Single by KAT-TUN

from the album KAT-TUN 10th Anniversary Best "10Ks"
- A-side: "Tragedy"
- B-side: Tokyo Starry (LE 1); Atsukunare (LE 2/ RE); Feathers (RE); Twilight (RE);
- Released: 10 February 2016
- Genre: J-Pop
- Length: 4:02
- Label: J-One Records/J-Storm
- Songwriter(s): Forest Young, SHUNSUKE HARADA, TKMZ
- Producer(s): Johnny H. Kitagawa

KAT-TUN singles chronology
| "Kiss Kiss Kiss" (2015) | "Tragedy" (2016) | "Unlock" (2016) |

= Tragedy (KAT-TUN song) =

Tragedy is the 25th single released by Japanese boy band KAT-TUN. It was released in Japan on February 10, 2016 under the record label J-One Records/J-Storm.

== Overview ==
=== Single Information ===
"Tragedy" is the twenty-fifth single released by KAT-TUN. It comes in three versions: Limited Editions 1 and 2 and a Regular Edition.

The Limited Edition 1 includes the song "Tragedy", the B-side song "Tokyo Starry" and the Promotional Video and Making of "Tragedy". Limited Edition 2 includes the title song, another B-side song "Atsukunare" and the Promotional Video and Making of Atsukunare. The Regular Edition includes the same songs as the Limited Edition 2 and with two added songs, "Feathers" and "Twilight" and the original karaoke versions of the first two songs.

=== Media Tie-up ===
The song "Tragedy" was chosen as the opening song for the Yomiuri TV/NTV series animation titled "Kindaichi Shounen no Jikenbo R". This is the first anime tie-up song recorded by KAT-TUN.

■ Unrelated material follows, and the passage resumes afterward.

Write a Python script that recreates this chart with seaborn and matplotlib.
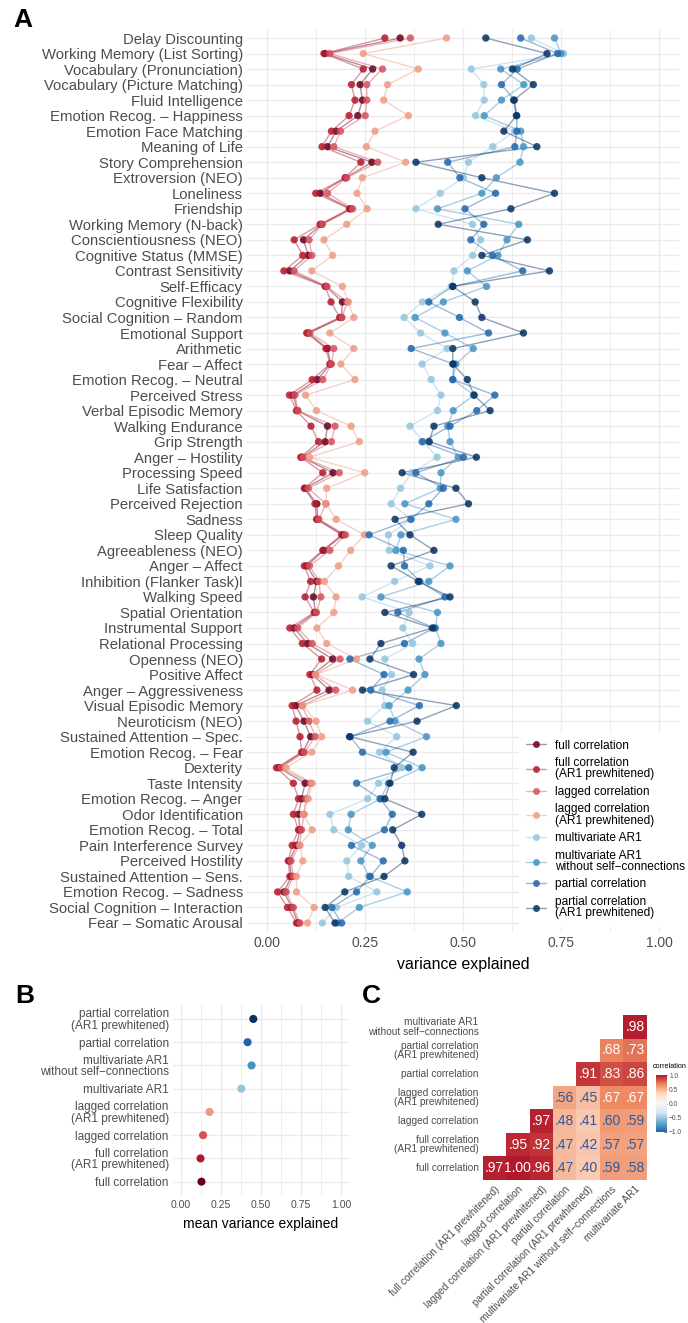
import numpy as np
import pandas as pd
import matplotlib
matplotlib.use("Agg")
import matplotlib.pyplot as plt
import seaborn as sns
from matplotlib.lines import Line2D
from matplotlib.colors import LinearSegmentedColormap, to_rgba

# ---------------- data ----------------
measures = [
    "Delay Discounting", "Working Memory (List Sorting)", "Vocabulary (Pronunciation)",
    "Vocabulary (Picture Matching)", "Fluid Intelligence", "Emotion Recog. – Happiness",
    "Emotion Face Matching", "Meaning of Life", "Story Comprehension", "Extroversion (NEO)",
    "Loneliness", "Friendship", "Working Memory (N-back)", "Conscientiousness (NEO)",
    "Cognitive Status (MMSE)", "Contrast Sensitivity", "Self-Efficacy", "Cognitive Flexibility",
    "Social Cognition – Random", "Emotional Support", "Arithmetic", "Fear – Affect",
    "Emotion Recog. – Neutral", "Perceived Stress", "Verbal Episodic Memory", "Walking Endurance",
    "Grip Strength", "Anger – Hostility", "Processing Speed", "Life Satisfaction",
    "Perceived Rejection", "Sadness", "Sleep Quality", "Agreeableness (NEO)", "Anger – Affect",
    "Inhibition (Flanker Task)l", "Walking Speed", "Spatial Orientation", "Instrumental Support",
    "Relational Processing", "Openness (NEO)", "Positive Affect", "Anger – Aggressiveness",
    "Visual Episodic Memory", "Neuroticism (NEO)", "Sustained Attention – Spec.",
    "Emotion Recog. – Fear", "Dexterity", "Taste Intensity", "Emotion Recog. – Anger",
    "Odor Identification", "Emotion Recog. – Total", "Pain Interference Survey",
    "Perceived Hostility", "Sustained Attention – Sens.", "Emotion Recog. – Sadness",
    "Social Cognition – Interaction", "Fear – Somatic Arousal",
]

full_corr = [0.340, 0.149, 0.270, 0.238, 0.244, 0.232, 0.177, 0.155, 0.268, 0.201,
             0.136, 0.214, 0.140, 0.094, 0.106, 0.059, 0.151, 0.193, 0.190, 0.106,
             0.155, 0.163, 0.129, 0.068, 0.078, 0.155, 0.149, 0.090, 0.169, 0.098,
             0.128, 0.130, 0.195, 0.145, 0.102, 0.127, 0.119, 0.124, 0.070, 0.104,
             0.168, 0.117, 0.159, 0.074, 0.095, 0.112, 0.092, 0.031, 0.098, 0.089,
             0.081, 0.085, 0.076, 0.058, 0.063, 0.044, 0.064, 0.080]
full_corr_ar1 = [0.301, 0.146, 0.246, 0.216, 0.225, 0.210, 0.165, 0.141, 0.240, 0.200,
                 0.125, 0.211, 0.136, 0.070, 0.092, 0.044, 0.149, 0.164, 0.186, 0.102,
                 0.151, 0.161, 0.116, 0.058, 0.076, 0.113, 0.132, 0.087, 0.143, 0.096,
                 0.123, 0.127, 0.191, 0.143, 0.096, 0.112, 0.098, 0.121, 0.059, 0.091,
                 0.140, 0.110, 0.128, 0.065, 0.075, 0.085, 0.089, 0.025, 0.068, 0.081,
                 0.068, 0.081, 0.065, 0.055, 0.059, 0.028, 0.053, 0.076]
lagged_corr = [0.366, 0.161, 0.295, 0.255, 0.255, 0.251, 0.188, 0.171, 0.283, 0.204,
               0.155, 0.219, 0.142, 0.108, 0.115, 0.070, 0.154, 0.205, 0.192, 0.110,
               0.171, 0.165, 0.143, 0.072, 0.080, 0.174, 0.165, 0.093, 0.185, 0.106,
               0.151, 0.133, 0.201, 0.161, 0.109, 0.133, 0.138, 0.127, 0.079, 0.116,
               0.187, 0.123, 0.176, 0.090, 0.108, 0.124, 0.096, 0.037, 0.112, 0.100,
               0.095, 0.089, 0.083, 0.062, 0.068, 0.050, 0.068, 0.085]
lagged_corr_ar1 = [0.458, 0.246, 0.386, 0.308, 0.298, 0.361, 0.276, 0.254, 0.354, 0.244,
                   0.230, 0.256, 0.204, 0.146, 0.168, 0.115, 0.193, 0.208, 0.222, 0.161,
                   0.222, 0.189, 0.225, 0.099, 0.127, 0.215, 0.236, 0.109, 0.250, 0.153,
                   0.151, 0.177, 0.249, 0.214, 0.183, 0.147, 0.177, 0.171, 0.128, 0.153,
                   0.229, 0.125, 0.219, 0.092, 0.126, 0.140, 0.115, 0.049, 0.116, 0.106,
                   0.093, 0.116, 0.085, 0.092, 0.076, 0.076, 0.121, 0.104]
mvar1 = [0.674, 0.756, 0.521, 0.553, 0.554, 0.532, 0.632, 0.576, 0.514, 0.501,
         0.442, 0.380, 0.524, 0.545, 0.525, 0.477, 0.470, 0.397, 0.350, 0.392,
         0.460, 0.396, 0.419, 0.444, 0.435, 0.365, 0.400, 0.434, 0.370, 0.341,
         0.317, 0.369, 0.310, 0.312, 0.416, 0.326, 0.243, 0.363, 0.347, 0.372,
         0.301, 0.318, 0.294, 0.301, 0.257, 0.331, 0.287, 0.344, 0.285, 0.257,
         0.161, 0.171, 0.242, 0.204, 0.209, 0.281, 0.178, 0.142]
mvar1_noself = [0.733, 0.750, 0.596, 0.655, 0.598, 0.554, 0.647, 0.654, 0.645, 0.585,
                0.548, 0.435, 0.642, 0.612, 0.589, 0.511, 0.560, 0.450, 0.378, 0.454,
                0.526, 0.482, 0.474, 0.528, 0.475, 0.461, 0.467, 0.488, 0.444, 0.442,
                0.352, 0.482, 0.342, 0.329, 0.467, 0.413, 0.291, 0.435, 0.430, 0.444,
                0.388, 0.403, 0.360, 0.312, 0.327, 0.407, 0.304, 0.396, 0.310, 0.290,
                0.215, 0.208, 0.269, 0.240, 0.261, 0.358, 0.236, 0.180]
partial_corr = [0.647, 0.741, 0.638, 0.598, 0.631, 0.637, 0.637, 0.632, 0.461, 0.492,
                0.583, 0.505, 0.553, 0.520, 0.575, 0.652, 0.474, 0.413, 0.491, 0.565,
                0.368, 0.476, 0.474, 0.581, 0.535, 0.467, 0.396, 0.501, 0.380, 0.450,
                0.413, 0.367, 0.261, 0.348, 0.351, 0.390, 0.454, 0.334, 0.427, 0.351,
                0.212, 0.299, 0.265, 0.389, 0.314, 0.213, 0.244, 0.362, 0.229, 0.289,
                0.320, 0.300, 0.216, 0.297, 0.264, 0.229, 0.166, 0.191]
partial_corr_ar1 = [0.558, 0.714, 0.626, 0.679, 0.629, 0.636, 0.604, 0.688, 0.380, 0.548,
                    0.733, 0.622, 0.437, 0.664, 0.548, 0.720, 0.474, 0.531, 0.548, 0.654,
                    0.474, 0.474, 0.511, 0.528, 0.569, 0.426, 0.414, 0.534, 0.345, 0.482,
                    0.514, 0.327, 0.365, 0.426, 0.317, 0.386, 0.467, 0.301, 0.422, 0.291,
                    0.263, 0.374, 0.244, 0.483, 0.383, 0.211, 0.373, 0.325, 0.314, 0.301,
                    0.395, 0.321, 0.344, 0.352, 0.299, 0.199, 0.149, 0.174]

methods = ["full correlation", "full correlation\n(AR1 prewhitened)", "lagged correlation",
           "lagged correlation\n(AR1 prewhitened)", "multivariate AR1",
           "multivariate AR1\nwithout self\u2212connections", "partial correlation",
           "partial correlation\n(AR1 prewhitened)"]
series = [full_corr, full_corr_ar1, lagged_corr, lagged_corr_ar1,
          mvar1, mvar1_noself, partial_corr, partial_corr_ar1]
colors = ["#67001F", "#B2182B", "#D6505E", "#EE9A82", "#92C5DE", "#4393C3", "#2166AC", "#053061"]

# panel B: mean variance explained (same order as methods)
mean_explained = [0.128, 0.122, 0.138, 0.178, 0.377, 0.441, 0.416, 0.452]

# panel C: correlation between methods
c_rows = ["multivariate AR1\nwithout self\u2212connections", "partial correlation\n(AR1 prewhitened)",
          "partial correlation", "lagged correlation\n(AR1 prewhitened)", "lagged correlation",
          "full correlation\n(AR1 prewhitened)", "full correlation"]
c_cols = ["full correlation (AR1 prewhitened)", "lagged correlation",
          "lagged correlation (AR1 prewhitened)", "partial correlation",
          "partial correlation (AR1 prewhitened)", "multivariate AR1 without self\u2212connections",
          "multivariate AR1"]
nan = np.nan
corr_vals = [
    [nan, nan, nan, nan, nan, nan, 0.98],
    [nan, nan, nan, nan, nan, 0.68, 0.73],
    [nan, nan, nan, nan, 0.91, 0.83, 0.86],
    [nan, nan, nan, 0.56, 0.45, 0.67, 0.67],
    [nan, nan, 0.97, 0.48, 0.41, 0.60, 0.59],
    [nan, 0.95, 0.92, 0.47, 0.42, 0.57, 0.57],
    [0.97, 1.00, 0.96, 0.47, 0.40, 0.59, 0.58],
]

# ---------------- style ----------------
sns.set_theme(style="white")
plt.rcParams["font.family"] = ["Liberation Sans", "DejaVu Sans"]
GRID = "#EBEBEB"
TXT = "#4D4D4D"

W, H = 688, 1323
fig = plt.figure(figsize=(W / 100, H / 100), dpi=100)


def box(x0, y0, x1, y1):
    return [x0 / W, 1 - y1 / H, (x1 - x0) / W, (y1 - y0) / H]


def style_grid(ax):
    for s in ax.spines.values():
        s.set_visible(False)
    ax.set_axisbelow(True)
    ax.grid(which="major", color=GRID, lw=1.0)
    ax.grid(which="minor", axis="x", color=GRID, lw=0.6)
    ax.tick_params(which="both", length=0, colors=TXT)


# ---------------- panel A ----------------
axA = fig.add_axes(box(247, 28.7, 679, 932.3))
rows = np.arange(len(measures))
df = pd.DataFrame({
    "row": np.tile(rows, len(methods)),
    "method": np.repeat(methods, len(measures)),
    "value": np.concatenate([np.asarray(s) for s in series]),
})
pal = dict(zip(methods, colors))
sns.lineplot(data=df, x="value", y="row", hue="method", hue_order=methods, palette=pal,
             estimator=None, sort=False, orient="y", alpha=0.45, linewidth=1.0,
             legend=False, ax=axA)
sns.scatterplot(data=df, x="value", y="row", hue="method", hue_order=methods, palette=pal,
                s=28, alpha=0.85, linewidth=0, legend=False, ax=axA, zorder=3)
axA.set_xlim(-0.05, 1.05)
axA.set_ylim(len(measures) - 0.4, -0.6)
axA.set_yticks(rows)
axA.set_yticklabels(measures, fontsize=10.7, color=TXT)
axA.set_xticks([0, 0.25, 0.5, 0.75, 1.0])
axA.set_xticklabels(["0.00", "0.25", "0.50", "0.75", "1.00"], fontsize=10, color=TXT)
axA.set_xticks([0.125, 0.375, 0.625, 0.875], minor=True)
style_grid(axA)
axA.tick_params(axis="y", pad=3)
axA.tick_params(axis="x", pad=2.5)
axA.set_xlabel("variance explained", fontsize=11.4, color="black", labelpad=5.5)
axA.set_ylabel("")

handles = [Line2D([0], [0], color=to_rgba(c, 0.45), lw=1.0, marker="o", markersize=5,
                  markerfacecolor=to_rgba(c, 0.85), markeredgewidth=0) for c in colors]
leg = fig.legend(handles, methods, loc="upper left", bbox_to_anchor=(519 / W, 1 - 733 / H),
                 frameon=True, facecolor="white", edgecolor="white", framealpha=1,
                 fontsize=8.6, labelspacing=0.45, handlelength=1.7, handletextpad=0.8,
                 borderpad=0.55, borderaxespad=0)
for t in leg.get_texts():
    t.set_linespacing(0.95)
    t.set_color("black")

fig.text(13 / W, 1 - 8 / H, "A", fontsize=19, fontweight="bold", va="top", ha="left",
         color="black")

# ---------------- panel B ----------------
axB = fig.add_axes(box(173, 1005, 349, 1195.6))
posB = np.arange(len(methods))
sns.scatterplot(x=mean_explained, y=posB, hue=methods, hue_order=methods, palette=pal,
                s=34, linewidth=0, legend=False, ax=axB, zorder=3)
axB.set_xlim(-0.05, 1.05)
axB.set_ylim(-0.6, len(methods) - 0.4)
axB.set_yticks(posB)
axB.set_yticklabels(methods, fontsize=8.5, color=TXT, linespacing=0.95)
axB.set_xticks([0, 0.25, 0.5, 0.75, 1.0])
axB.set_xticklabels(["0.00", "0.25", "0.50", "0.75", "1.00"], fontsize=7.6, color=TXT)
axB.set_xticks([0.125, 0.375, 0.625, 0.875], minor=True)
style_grid(axB)
axB.tick_params(axis="y", pad=3)
axB.tick_params(axis="x", pad=3.5)
axB.set_xlabel("mean variance explained", fontsize=10, color="black", labelpad=4.5)
fig.text(15 / W, 1 - 984 / H, "B", fontsize=19, fontweight="bold", va="top", ha="left",
         color="black")

# ---------------- panel C ----------------
axC = fig.add_axes(box(482.7, 1015, 646.7, 1180))
cax = fig.add_axes(box(656, 1075, 667, 1132))
cmap = LinearSegmentedColormap.from_list(
    "rdbu7", ["#2166AC", "#67A9CF", "#D1E5F0", "#F7F7F7", "#FDDBC7", "#EF8A62", "#B2182B"])
mat = np.array(corr_vals, dtype=float)
annot = np.array([[("" if np.isnan(v) else f"{v:.2f}".lstrip("0")) for v in r] for r in mat])
sns.heatmap(mat, mask=np.isnan(mat), cmap=cmap, vmin=-1, vmax=1, annot=annot, fmt="",
            annot_kws={"fontsize": 10}, linewidths=0, ax=axC, cbar_ax=cax,
            xticklabels=c_cols, yticklabels=c_rows)
for t in axC.texts:
    txt = t.get_text()
    try:
        v = float(txt)
    except ValueError:
        continue
    t.set_color("white" if v > 0.65 else "#2A5A9E")
axC.tick_params(length=0, colors=TXT)
axC.set_yticklabels(c_rows, rotation=0, fontsize=7.3, color=TXT, linespacing=0.95)
axC.set_xticklabels(c_cols, rotation=45, ha="right", rotation_mode="anchor",
                    fontsize=7.3, color=TXT)
axC.tick_params(axis="y", pad=3)
axC.tick_params(axis="x", pad=3)
cax.tick_params(length=2, colors=TXT, labelsize=4.8, width=0.5, direction="in", pad=1.5)
cax.set_yticks([-1, -0.5, 0, 0.5, 1])
cax.set_yticklabels(["\u22121.0", "\u22120.5", "0.0", "0.5", "1.0"])
for s in cax.spines.values():
    s.set_visible(False)
fig.text(653 / W, 1 - 1070 / H, "correlation", fontsize=5.2, color="black", ha="left",
         va="bottom")
fig.text(362 / W, 1 - 984 / H, "C", fontsize=19, fontweight="bold", va="top", ha="left",
         color="black")

fig.savefig("out.png", dpi=100, facecolor="white")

The song "Atsukunare" was used as the theme song of the NTV Sports Program "Going! Sports & News" and was also the image song for the NTV Professional Baseball Live Broadcast "Tsugi no Shunkan, Atsukunare".

== Promotions ==
For this single, a 16-page lyrics booklet was enclosed in the Limited Edition 1, and an 8-page lyric cards were enclosed in both the Limited Edition 2 and Regular Edition. B2-sized calendar-posters were included for each version for the single's early-bird pre-order bonus.

== Track listings ==
=== Limited Edition 1 ===
CD

| Title | Lyrics | Music | Arrangement | Length |
|---|---|---|---|---|
| Tragedy | Forest Young | SHUNSUKE HARADA, TKMZ | Shunsuke Harada | 4:02 |
| Tokyo Starry | RUCCA | King of slick, TAKAROT | TAKAROT, Shinji Tanaka | 4:11 |

DVD
- Tragedy (Music Video + Making of)

=== Limited Edition 2 ===
CD

| Title | Lyrics | Music | Arrangement | Length |
|---|---|---|---|---|
| Tragedy | Forest Young | SHUNSUKE HARADA, TKMZ | Shunsuke Harada | 4:02 |
| Atsukunare (熱くなれ) | RUCCA | King of slick, KOUDAI IWATSUBO | King of slick | 4:26 |

DVD
- Atsukunare (熱くなれ) (Music Video + Making of)

=== Regular Edition ===
CD

| Title | Lyrics | Music | Arrangement | Length |
|---|---|---|---|---|
| Tragedy | Forest Young | SHUNSUKE HARADA, TKMZ | Shunsuke Harada | 4:02 |
| Atsukunare (熱くなれ) | RUCCA | King of slick, KOUDAI IWATSUBO | King of slick | 4:26 |
| Feathers | KAHLUA | Albi Albertsson, Leon Palmen, Carlos Okabe | MUSSASHI | 3:49 |
| Twilight | 25→graffiti | Hanif Sabzevari, Peo Dahl, KOUDAI IWATSUBO | Billy Marx Jr. | 4:34 |
| Tragedy (Original Karaoke) |  |  |  |  |
| Atsukunare (熱くなれ) (Original Karaoke) |  |  |  |  |

== Chart performance ==
"Tragedy" has sold over 129,000 copies on its first week and has reached the number one spot on the Oricon Weekly CD Singles Ranking chart. This makes the 25th single that KAT-TUN has released that reached the number one spot on its first week, placing them in second place after KinKi Kids who has a record of 35 consecutive no.1 singles.

"Tragedy" has ranked at number 40 in the Oricon Annual Sales Ranking for 2016 for having sold over 144,954 copies and has also received the Gold Certification from the Recording Industry Association of Japan.